Right-handed starting pitcher -- Brandon Beachy, Mississippi (27 games, 6 starts)/Gwinnett (8 games, 7 starts): With apologies to Julio Teheran, Brandon Beachy had the finest season of any right-hander in Atlanta's Minor League system. Beachy, who will join Harrilchak in the AFL, cruised through the Southern League, going 3-1 with a save over 27 games -- six starts -- while amassing 100 strikeouts and walking just 22 and holding opposing hitters to a .200 batting average. A move up to Triple-A hardly slowed him down; he went 2-0 with a save, a 2.17 ERA, 48 strikeouts and six walks over seven starts and one relief appearance with Gwinnett. The Braves entrusted Beachy with three starts in the Majors during their playoff run, and he held his own by posting a 3.00 ERA and striking out 15 in 15 innings.
"He's a very mature young man, and very polished," said Brundage. "He came on the fast track. His work ethic, his emotional control is off the charts. He's got one goal in mind, and he certainly accomplished it by reaching the big leagues. He got there with a great work ethic. But for him to step in and pitch arguably the biggest came of the year, against the Phillies in Philadelphia?
"He's one of the more developed young pitchers. It's hard to find a kink in his armor.
"These two young men?" Brundage said of Minor and Beachy, "The game certainly has not sped up on them. They're both good athletes. They both have the capacity to improve because they're mentally mature and they're such good athletes."
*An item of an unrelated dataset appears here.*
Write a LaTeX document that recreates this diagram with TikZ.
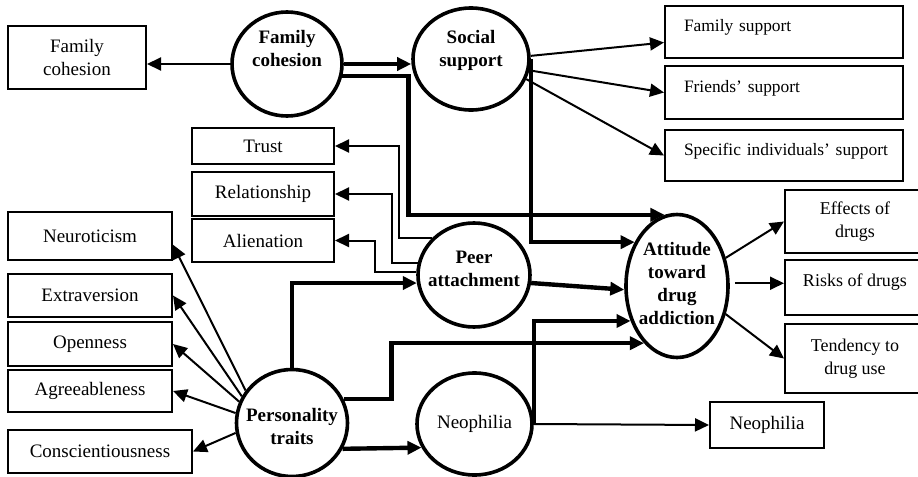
\documentclass[tikz,border=0pt]{standalone}
\usepackage{fontspec}
\setmainfont{Liberation Serif}
\usetikzlibrary{positioning, arrows.meta, shapes.geometric}

\begin{document}
\begin{tikzpicture}[
  x=0.5pt, y=-0.5pt,
  font=\fontsize{9.5}{11.5}\selectfont,
  box/.style={draw, line width=1pt, align=center, inner sep=2pt},
  supbox/.style={box, minimum width=119pt, text width=100pt, align=left,
                 font=\fontsize{8.7}{11}\selectfont, text height=6.5pt, text depth=7pt},
  drugbox/.style={box, minimum width=70pt, font=\fontsize{9}{11.5}\selectfont},
  trait/.style={box, minimum width=82pt},
  blob/.style={draw, ellipse, line width=1.8pt, inner sep=0pt},
  blobtxt/.style={align=center, font=\fontsize{9.5}{11.5}\selectfont\bfseries},
  ar/.style={-{Triangle[length=7pt, width=6.5pt]}, line width=1pt},
  thk/.style={-{Triangle[length=7pt, width=6.5pt]}, line width=2.2pt},
]
  \useasboundingbox (0,0) rectangle (918,477);
  \clip (0,0) rectangle (918,477);

  % constructs
  \node[blob, minimum width=55pt, minimum height=52pt] (fc) at (287,64) {};
  \node[blobtxt] (fctx) at (287,48) {Family\\cohesion};
  \node[blob, minimum width=58pt, minimum height=51pt] (ss) at (471,59) {};
  \node[blobtxt] (sstx) at (471,50) {Social\\support};
  \node[blob, minimum width=56pt, minimum height=52pt] (peer) at (474,275) {};
  \node[blobtxt] (peertx) at (474,269) {Peer\\attachment};
  \node[blob, minimum width=51pt, minimum height=71.5pt] (att) at (677,286) {};
  \node[blobtxt] (atttx) at (677,283) {Attitude\\toward\\drug\\addiction};
  \node[blob, minimum width=55.5pt, minimum height=53.5pt] (pers) at (292,423) {};
  \node[blobtxt] (perstx) at (292,426) {Personality\\traits};
  \node[blob, minimum width=57.5pt, minimum height=51pt] (neo) at (474.5,424) {Neophilia};

  % indicators
  \node[box, minimum width=69pt, minimum height=31.5pt] (fcbox) at (77,57.5) {Family\\cohesion};
  \node[box, minimum width=71pt, minimum height=18pt] (trust) at (263,146) {Trust};
  \node[box, minimum width=71pt, minimum height=22pt] (rel) at (263,194) {Relationship};
  \node[box, minimum width=71pt, minimum height=21.5pt] (alien) at (263,240.5) {Alienation};
  \node[trait, minimum height=24pt] (neuro) at (90,236) {Neuroticism};
  \node[trait, minimum height=21.5pt] (extra) at (90,295.5) {Extraversion};
  \node[trait, minimum height=22pt] (open) at (90,344) {Openness};
  \node[trait, minimum height=21pt] (agree) at (90,391) {Agreeableness};
  \node[box, minimum width=92pt, minimum height=21.5pt] (consc) at (100,451.5) {Conscientiousness};
  \node[supbox, minimum height=26pt] (famsup) at (784,32) {Family support};
  \node[supbox, minimum height=26.5pt, below=3pt of famsup] (frsup) {Friends' support};
  \node[supbox, minimum height=25.5pt, below=4.5pt of frsup] (specsup) {\mbox{Specific individuals' support}};
  \node[drugbox, minimum height=31.5pt] (effects) at (855,221.5) {Effects of\\drugs};
  \node[drugbox, minimum height=27.5pt, below=2.5pt of effects,
        text height=6.5pt, text depth=8pt] (risks) {Risks of drugs};
  \node[drugbox, minimum height=34.5pt, below=3.5pt of risks] (tend) {Tendency to\\drug use};
  \node[box, minimum width=57pt, minimum height=23pt] (neobox) at (767,425) {Neophilia};

  % paths
  \draw[ar] (fc.west) -- (fc.west -| fcbox.east);
  \draw[thk] (fc.east) -- (fc.east -| ss.west);
  \draw[thk] (fc.-12) -- ++(66,0) |- (att.100);
  \draw[thk] (ss.east) |- (att.134);
  \draw[ar] (ss.3) -- (famsup.185);
  \draw[ar] (ss.-11) -- (frsup.west);
  \draw[ar] (ss.-20) -- (specsup.west);
  \draw[ar] (peer.139) -- ++(-33,0) |- (trust.east);
  \draw[ar] (peer.168) -- ++(-26,0) |- (rel.east);
  \draw[ar] (peer.177) -- ++(-41,0) |- (alien.east);
  \draw[thk] (peer.-8) -- (att.184);
  \draw[thk] (pers.north) |- (peer.188);
  \draw[thk] (pers.25) -- ++(48,0) |- (att.-120);
  \draw[thk] (neo.east) |- (att.217);
  \draw[ar] (neo.east) -- (neobox.west);
  \draw[thk] (pers.-27) -- (neo.204);
  \draw[ar] (att.30) -- (effects.west);
  \draw[ar, shorten <=2.5pt] (att.3) -- (att.3 -| risks.west);
  \draw[ar] (att.-30) -- (tend.west);
  \foreach \b/\a in {neuro.-6/145, extra.east/152, open.east/158, agree.east/170, consc.east/190}
    \draw[ar] (pers.\a) -- (\b);
\end{tikzpicture}
\end{document}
Relief pitcher -- Craig Kimbrel, Gwinnett (48 games): Craig Kimbrel scattered 21 big league appearances between May and October, and his success with the Braves -- he was 4-0 with an 0.44 ERA and earned a save in his only opportunity -- was hinted at by what he did with Gwinnett. Krimbel saved 23 games (which tied him for third in the International League) in 26 chances, going 3-2 with a 1.63 ERA over 48 appearances. The third-round choice from the 2008 Draft held opposing Triple-A hitters to a .148 average, and he struck out 83 and walked 35 over 55 2/3 innings at the level.